Why do so many smart, sophisticated forecasters get it wrong so persistently? The explanation is simple -- surprises are a persistently important factor in outcomes. And by definition, surprises aren't forecastable.
The explanation for the most recent failure of most forecasters is that almost all the surprises have been on the negative side for the economy. As the New York Times put it: "A drumbeat of disappointing data about consumer behavior, factory sales and weak hiring in recent weeks has prompted economists to ratchet down their 2011 economic forecasts to as little as half what they expected at the beginning of the year."
Certainly this year has been filled with plenty of surprises, including:
- Supply chain disruptions after the earthquake and tsunami in Japan
- A series of revolutions in the Mid East that have disrupted oil supplies, which in turn let to risingoil prices (until just recently)
- The continued fall in housing prices
- Persistently high new claims for unemployment
- Slowing growth in emerging markets like China and India
- The European debt crisis
- The failure to pass an extension of the debt ceiling
The fact that surprises occur with such frequency explains why we so often hear "if only" excuses from forecasters, explaining why they got it wrong.
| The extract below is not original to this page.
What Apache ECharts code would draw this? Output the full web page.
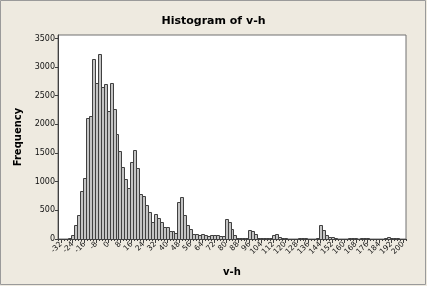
<!DOCTYPE html>
<html>
<head>
<meta charset="utf-8">
<script src="https://cdn.jsdelivr.net/npm/echarts@6/dist/echarts.min.js"></script>
<style>
html,body{margin:0;padding:0;background:#EEEAE0;}
#chart{width:427px;height:286px;}
</style>
</head>
<body>
<div id="chart"></div>
<script>
var binMids = [-30,-28,-26,-24,-22,-20,-18,-16,-14,-12,-10,-8,-6,-4,-2,0,2,4,6,8,10,12,14,16,18,20,22,24,26,28,30,32,34,36,38,40,42,44,46,48,50,52,54,56,58,60,62,64,66,68,70,72,74,76,78,80,82,84,86,88,90,92,94,96,98,100,102,104,106,108,110,112,114,116,118,120,122,124,126,128,130,132,134,136,138,140,142,144,146,148,150,152,154,156,158,160,162,164,166,168,170,172,174,176,178,180,182,184,186,188,190,192,194,196,198];
var frequencies = [3,8,20,76,245,420,840,1070,2120,2145,3135,2715,3220,2655,2705,2230,2730,2260,1840,1530,1255,1040,895,1345,1550,1240,790,750,600,470,305,435,370,300,205,205,145,145,105,637,736,426,245,170,88,88,76,82,76,52,70,70,64,52,52,350,305,175,70,25,20,20,25,158,140,88,25,20,15,15,25,70,93,35,20,10,8,5,5,8,12,15,10,5,5,8,10,250,164,76,35,30,10,8,5,5,8,15,20,15,8,10,20,18,8,5,5,8,5,10,30,20,15,10,5];
var binWidth = 2;
var xTickLabels = [-32,-24,-16,-8,0,8,16,24,32,40,48,56,64,72,80,88,96,104,112,120,128,136,144,152,160,168,176,184,192,200];
var yTickLabels = [0,500,1000,1500,2000,2500,3000,3500];

var chart = echarts.init(document.getElementById('chart'), null, {renderer:'canvas'});
var data = binMids.map(function(m,i){return [m, frequencies[i]];});
var F = 'DejaVu Sans';
chart.setOption({
  backgroundColor:'#EEEAE0',
  animation:false,
  title:{text:'Histogram of v-h', left:'center', top:11,
    textStyle:{fontFamily:F, fontSize:11, fontWeight:'bold', color:'#000'}},
  grid:{left:58, right:21, top:35, bottom:47, show:true, backgroundColor:'#fff', borderColor:'#707070', borderWidth:1},
  xAxis:[{
    type:'value', min:-34, max:202,
    name:'v-h', nameLocation:'middle', nameGap:28,
    nameTextStyle:{fontFamily:F, fontSize:10, fontWeight:'bold', color:'#000'},
    axisLine:{show:true, onZero:false, lineStyle:{color:'#404040'}},
    splitLine:{show:false},
    axisTick:{show:true, length:4, customValues:xTickLabels, lineStyle:{color:'#404040'}},
    axisLabel:{customValues:xTickLabels, rotate:45, fontFamily:F, fontSize:7.5, color:'#111', margin:4,
      formatter:function(v){return String(v);}}
  },{
    type:'value', min:-34, max:202, interval:2, position:'bottom',
    axisLine:{show:false, onZero:false}, splitLine:{show:false},
    axisTick:{show:true, length:2, lineStyle:{color:'#404040'}},
    axisLabel:{show:false}
  }],
  yAxis:{
    type:'value', min:0, max:3560,
    name:'Frequency', nameLocation:'middle', nameGap:34, nameRotate:90,
    nameTextStyle:{fontFamily:F, fontSize:10, fontWeight:'bold', color:'#000'},
    axisLine:{show:true, onZero:false, lineStyle:{color:'#404040'}},
    splitLine:{show:false},
    axisTick:{show:true, length:3, customValues:yTickLabels, lineStyle:{color:'#404040'}},
    axisLabel:{customValues:yTickLabels, fontFamily:F, fontSize:8, color:'#111', margin:3,
      formatter:function(v){return String(v);}}
  },
  graphic:[{type:'rect', shape:{x:0.5,y:0.5,width:425,height:284}, style:{fill:'none', stroke:'#9a9a9a', lineWidth:1}, silent:true}],
  series:[{
    type:'custom',
    xAxisIndex:0,
    data:data,
    renderItem:function(params, api){
      var m = api.value(0), f = api.value(1);
      var p0 = api.coord([m - binWidth/2, f]);
      var p1 = api.coord([m + binWidth/2, 0]);
      var x0 = Math.round(p0[0]) + 0.5, x1 = Math.round(p1[0]) + 0.5;
      var y0 = Math.round(p0[1]) + 0.5, y1 = Math.round(p1[1]) + 0.5;
      return {type:'rect', shape:{x:x0, y:y0, width:x1-x0, height:y1-y0},
        style:{fill:'#C4C4C4', stroke:'#404040', lineWidth:1}};
    }
  }]
});
</script>
</body>
</html>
The following quotations provide insights into the question of whether one should place any value of forecasts.
Ben Bernanke
- As an economist and policymaker, I have plenty of experience in trying to foretell the future, because policy decisions inevitably involve projections of how alternative policy choices will influence the future course of the economy. The Federal Reserve, therefore, devotes substantial resources to economic forecasting. Likewise, individual investors and businesses have strong financial incentives to try to anticipate how the economy will evolve. With so much at stake, you will not be surprised to know that, over the years, many very smart people have applied the most sophisticated statistical and modeling tools available to try to better divine the economic future. But the results, unfortunately, have more often than not been underwhelming. Like weather forecasters, economic forecasters must deal with a system that is extraordinarily complex, that is subject to random shocks, and about which our data and understanding will always be imperfect. In some ways, predicting the economy is even more difficult than forecasting the weather, because the economy is not made up of molecules whose behavior is subject to the laws of physics, but rather of human beings who are themselves thinking about the future and whose behavior may be influenced by the forecasts that they or others make. To be sure, historical relationships and regularities can help economists, as well as weather forecasters, gain some insight into the future, but these must be used with considerable caution and healthy skepticism.
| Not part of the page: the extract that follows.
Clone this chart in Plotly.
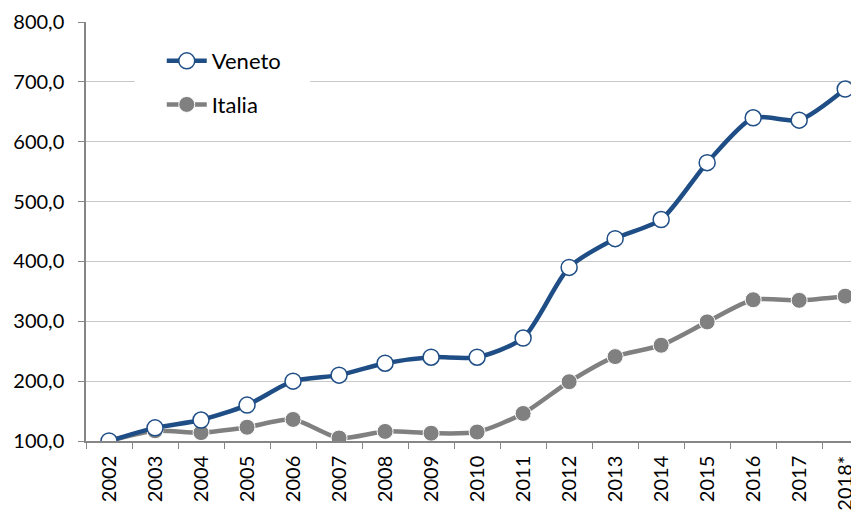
import plotly.graph_objects as go

years = ['2002', '2003', '2004', '2005', '2006', '2007', '2008', '2009', '2010',
         '2011', '2012', '2013', '2014', '2015', '2016', '2017', '2018*']
veneto = [100, 122, 135, 160, 200, 210, 230, 240, 240, 272, 390, 438, 470, 565, 640, 636, 688]
italia = [100, 117, 114, 123, 136, 105, 116, 113, 115, 146, 199, 241, 260, 299, 336, 335, 342]

fig = go.Figure()
fig.add_trace(go.Scatter(
    x=years, y=italia, name='Italia', mode='lines+markers',
    line=dict(color='#808080', width=4.5, shape='spline', smoothing=0.7),
    marker=dict(size=16, color='#808080', line=dict(color='white', width=1)),
    legendgroup='b', legendrank=2,
))
fig.add_trace(go.Scatter(
    x=years, y=veneto, name='Veneto', mode='lines+markers',
    line=dict(color='#1F4E86', width=4.5, shape='spline', smoothing=0.7),
    marker=dict(size=16, color='white', line=dict(color='#1F4E86', width=1.5)),
    legendgroup='a', legendrank=1,
))

# white box behind the legend, hiding the gridline like the original
fig.add_shape(type='rect', xref='paper', yref='paper',
              x0=0.063, x1=0.29, y0=0.755, y1=0.96,
              fillcolor='white', line=dict(width=0), layer='above')

# the page body has an 8px margin, so the figure is 8px smaller
fig.update_layout(
    width=851, height=504,
    margin=dict(l=78, r=0, t=14, b=71),
    paper_bgcolor='white', plot_bgcolor='white',
    font=dict(family='Lato', size=18, color='black'),
    separators=',.',
    showlegend=True,
    legend=dict(x=0.098, y=0.957, xanchor='left', yanchor='top',
                bgcolor='rgba(0,0,0,0)', font=dict(size=22), tracegroupgap=12,
                itemwidth=40),
)
fig.update_xaxes(
    type='category', range=[-0.5, 16.3], tickangle=-90,
    showline=True, linecolor='#868686', linewidth=1.5,
    ticks='outside', tickson='boundaries', ticklen=6, tickcolor='#868686',
    showgrid=False, tickfont=dict(size=20), ticklabelstandoff=5,
    automargin=False,
)
fig.update_yaxes(
    range=[100, 800], dtick=100, tickformat='.1f',
    showline=True, linecolor='#868686', linewidth=1.5,
    ticks='outside', ticklen=6, tickcolor='#868686',
    showgrid=True, gridcolor='#c8c8c8', gridwidth=1,
    zeroline=False, tickfont=dict(size=20), ticklabelstandoff=10,
    automargin=False,
)

fig.write_html('out.html')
- In an efficient market, investors will incorporate any new information immediately and fully in security prices. New information is just that: new, meaning a surprise (anything that is not a surprise is predictable and should have been predicted before the fact). Because happy surprises are about as likely as unhappy ones, price changes in an efficient market are about as likely to be positive as negative ... In a perfectly efficient market, price changes are random.